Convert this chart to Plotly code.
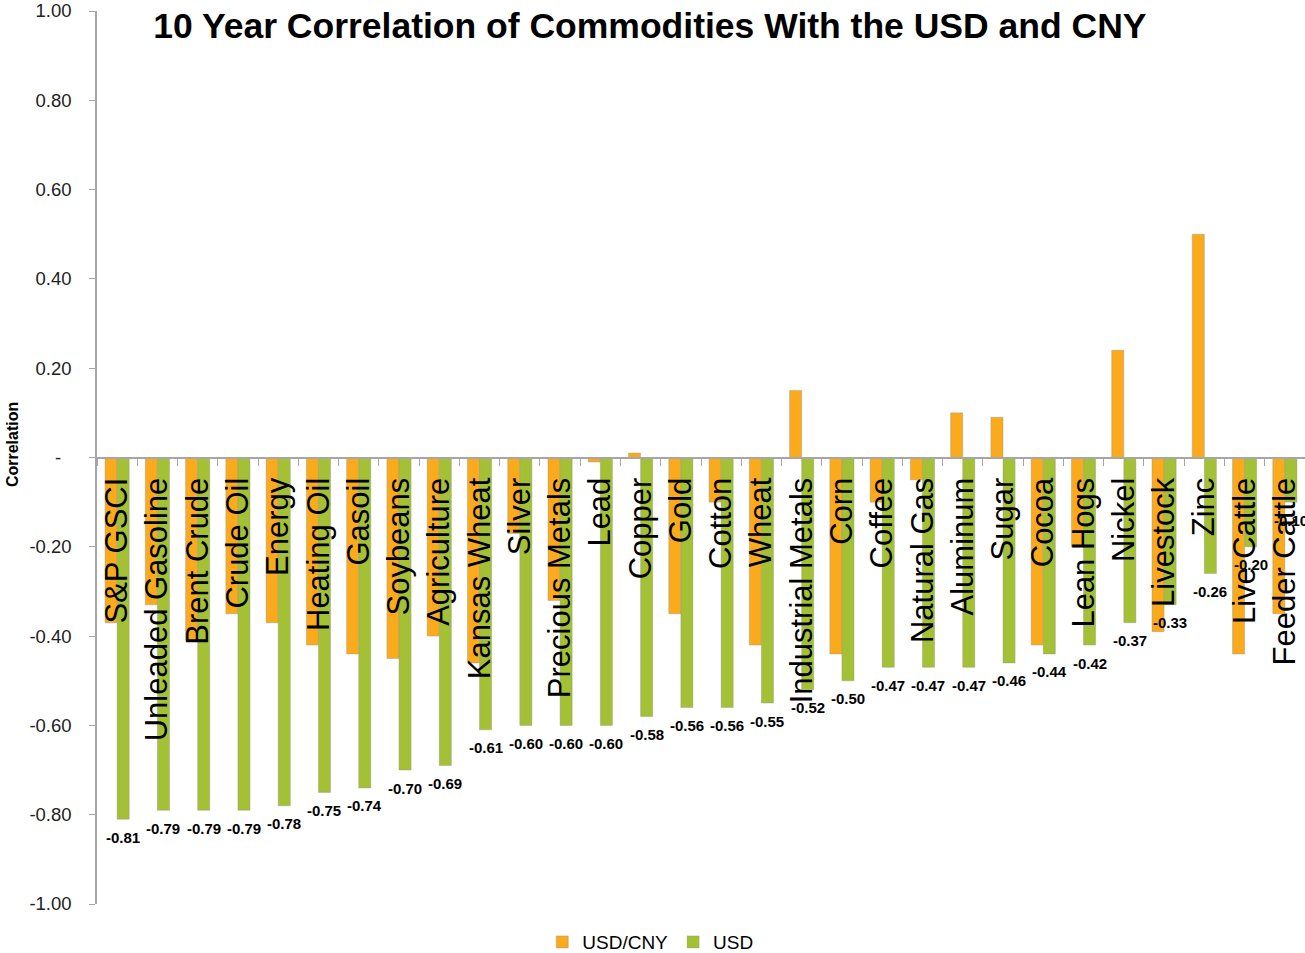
import plotly.graph_objects as go

categories = ["S&P GSCI", "Unleaded Gasoline", "Brent Crude", "Crude Oil", "Energy",
              "Heating Oil", "Gasoil", "Soybeans", "Agriculture", "Kansas Wheat",
              "Silver", "Precious Metals", "Lead", "Copper", "Gold", "Cotton", "Wheat",
              "Industrial Metals", "Corn", "Coffee", "Natural Gas", "Aluminum", "Sugar",
              "Cocoa", "Lean Hogs", "Nickel", "Livestock", "Zinc", "Live Cattle",
              "Feeder Cattle"]

usd_cny = [-0.37, -0.33, -0.41, -0.35, -0.37, -0.42, -0.44, -0.45, -0.40, -0.46,
           -0.17, -0.32, -0.01, 0.01, -0.35, -0.10, -0.42, 0.15, -0.44, -0.10,
           -0.05, 0.10, 0.09, -0.42, -0.20, 0.24, -0.39, 0.50, -0.44, -0.35]

usd = [-0.81, -0.79, -0.79, -0.79, -0.78, -0.75, -0.74, -0.70, -0.69, -0.61,
       -0.60, -0.60, -0.60, -0.58, -0.56, -0.56, -0.55, -0.52, -0.50, -0.47,
       -0.47, -0.47, -0.46, -0.44, -0.42, -0.37, -0.33, -0.26, -0.20, -0.10]

y_ticks = [1.0, 0.8, 0.6, 0.4, 0.2, 0.0, -0.2, -0.4, -0.6, -0.8, -1.0]
y_tick_text = ["1.00", "0.80", "0.60", "0.40", "0.20", "-\u00a0\u00a0", "-0.20",
               "-0.40", "-0.60", "-0.80", "-1.00"]

ORANGE = "#FBAA1C"
GREEN = "#A4C034"
FONT = "Arial, Liberation Sans, sans-serif"

fig = go.Figure()
fig.add_trace(go.Bar(x=categories, y=usd_cny, name="USD/CNY",
                     marker=dict(color=ORANGE, line=dict(color="rgba(150,150,150,0.7)", width=0.6))))
fig.add_trace(go.Bar(x=categories, y=usd, name="USD",
                     marker=dict(color=GREEN, line=dict(color="rgba(150,150,150,0.7)", width=0.6))))

annotations = []
for c, v in zip(categories, usd):
    annotations.append(dict(x=c, y=v, xref="x", yref="y", text=f"{v:.2f}",
                            showarrow=False, xshift=6, yshift=-18,
                            yanchor="middle", xanchor="center",
                            font=dict(family=FONT, size=15, color="black", weight="bold")))
annotations.append(dict(x=-0.0704, y=0.515, xref="paper", yref="paper", text="<b>Correlation</b>",
                        textangle=-90, showarrow=False, xanchor="center", yanchor="middle",
                        font=dict(family=FONT, size=16, color="black")))

fig.update_layout(
    width=1305, height=953,
    margin=dict(l=97, r=0, t=11, b=49, autoexpand=False),
    paper_bgcolor="white", plot_bgcolor="white",
    barmode="group", bargap=0.4, bargroupgap=0,
    title=dict(text="<b>10 Year Correlation of Commodities With the USD and CNY</b>",
               x=0.498, xanchor="center", y=1 - 26 / 953, yanchor="middle",
               font=dict(family=FONT, size=35.5, color="black")),
    font=dict(family=FONT, color="black"),
    xaxis=dict(type="category", anchor="free", position=0.5,
               range=[-0.5, len(categories) - 0.5],
               showline=True, linecolor="#A6A6A6", linewidth=1.5,
               ticks="outside", tickson="boundaries", ticklen=8, tickcolor="#A6A6A6",
               tickangle=-90, tickfont=dict(family=FONT, size=31, color="black"),
               ticklabelstandoff=7, showgrid=False, zeroline=False),
    yaxis=dict(range=[-1, 1], tickvals=y_ticks, ticktext=y_tick_text,
               showline=True, linecolor="#A6A6A6", linewidth=1.5,
               ticks="outside", ticklen=6, tickcolor="#A6A6A6",
               tickfont=dict(family=FONT, size=18.5, color="#222222"),
               ticklabelstandoff=14,
               showgrid=False, zeroline=False),
    legend=dict(orientation="h", x=0.458, xanchor="center", y=-0.0426, yanchor="middle",
                font=dict(family=FONT, size=19, color="black"), itemwidth=30,
                traceorder="normal"),
    annotations=annotations,
)

fig.write_html("out.html")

####################

• EXERCISE DETAILS
Go through the listing above and quote it exactly, apart from its images.

• SOLUTION
Convert this chart to Plotly code.
import plotly.graph_objects as go

categories = ["S&P GSCI", "Unleaded Gasoline", "Brent Crude", "Crude Oil", "Energy",
              "Heating Oil", "Gasoil", "Soybeans", "Agriculture", "Kansas Wheat",
              "Silver", "Precious Metals", "Lead", "Copper", "Gold", "Cotton", "Wheat",
              "Industrial Metals", "Corn", "Coffee", "Natural Gas", "Aluminum", "Sugar",
              "Cocoa", "Lean Hogs", "Nickel", "Livestock", "Zinc", "Live Cattle",
              "Feeder Cattle"]

usd_cny = [-0.37, -0.33, -0.41, -0.35, -0.37, -0.42, -0.44, -0.45, -0.40, -0.46,
           -0.17, -0.32, -0.01, 0.01, -0.35, -0.10, -0.42, 0.15, -0.44, -0.10,
           -0.05, 0.10, 0.09, -0.42, -0.20, 0.24, -0.39, 0.50, -0.44, -0.35]

usd = [-0.81, -0.79, -0.79, -0.79, -0.78, -0.75, -0.74, -0.70, -0.69, -0.61,
       -0.60, -0.60, -0.60, -0.58, -0.56, -0.56, -0.55, -0.52, -0.50, -0.47,
       -0.47, -0.47, -0.46, -0.44, -0.42, -0.37, -0.33, -0.26, -0.20, -0.10]

y_ticks = [1.0, 0.8, 0.6, 0.4, 0.2, 0.0, -0.2, -0.4, -0.6, -0.8, -1.0]
y_tick_text = ["1.00", "0.80", "0.60", "0.40", "0.20", "-\u00a0\u00a0", "-0.20",
               "-0.40", "-0.60", "-0.80", "-1.00"]

ORANGE = "#FBAA1C"
GREEN = "#A4C034"
FONT = "Arial, Liberation Sans, sans-serif"

fig = go.Figure()
fig.add_trace(go.Bar(x=categories, y=usd_cny, name="USD/CNY",
                     marker=dict(color=ORANGE, line=dict(color="rgba(150,150,150,0.7)", width=0.6))))
fig.add_trace(go.Bar(x=categories, y=usd, name="USD",
                     marker=dict(color=GREEN, line=dict(color="rgba(150,150,150,0.7)", width=0.6))))

annotations = []
for c, v in zip(categories, usd):
    annotations.append(dict(x=c, y=v, xref="x", yref="y", text=f"{v:.2f}",
                            showarrow=False, xshift=6, yshift=-18,
                            yanchor="middle", xanchor="center",
                            font=dict(family=FONT, size=15, color="black", weight="bold")))
annotations.append(dict(x=-0.0704, y=0.515, xref="paper", yref="paper", text="<b>Correlation</b>",
                        textangle=-90, showarrow=False, xanchor="center", yanchor="middle",
                        font=dict(family=FONT, size=16, color="black")))

fig.update_layout(
    width=1305, height=953,
    margin=dict(l=97, r=0, t=11, b=49, autoexpand=False),
    paper_bgcolor="white", plot_bgcolor="white",
    barmode="group", bargap=0.4, bargroupgap=0,
    title=dict(text="<b>10 Year Correlation of Commodities With the USD and CNY</b>",
               x=0.498, xanchor="center", y=1 - 26 / 953, yanchor="middle",
               font=dict(family=FONT, size=35.5, color="black")),
    font=dict(family=FONT, color="black"),
    xaxis=dict(type="category", anchor="free", position=0.5,
               range=[-0.5, len(categories) - 0.5],
               showline=True, linecolor="#A6A6A6", linewidth=1.5,
               ticks="outside", tickson="boundaries", ticklen=8, tickcolor="#A6A6A6",
               tickangle=-90, tickfont=dict(family=FONT, size=31, color="black"),
               ticklabelstandoff=7, showgrid=False, zeroline=False),
    yaxis=dict(range=[-1, 1], tickvals=y_ticks, ticktext=y_tick_text,
               showline=True, linecolor="#A6A6A6", linewidth=1.5,
               ticks="outside", ticklen=6, tickcolor="#A6A6A6",
               tickfont=dict(family=FONT, size=18.5, color="#222222"),
               ticklabelstandoff=14,
               showgrid=False, zeroline=False),
    legend=dict(orientation="h", x=0.458, xanchor="center", y=-0.0426, yanchor="middle",
                font=dict(family=FONT, size=19, color="black"), itemwidth=30,
                traceorder="normal"),
    annotations=annotations,
)

fig.write_html("out.html")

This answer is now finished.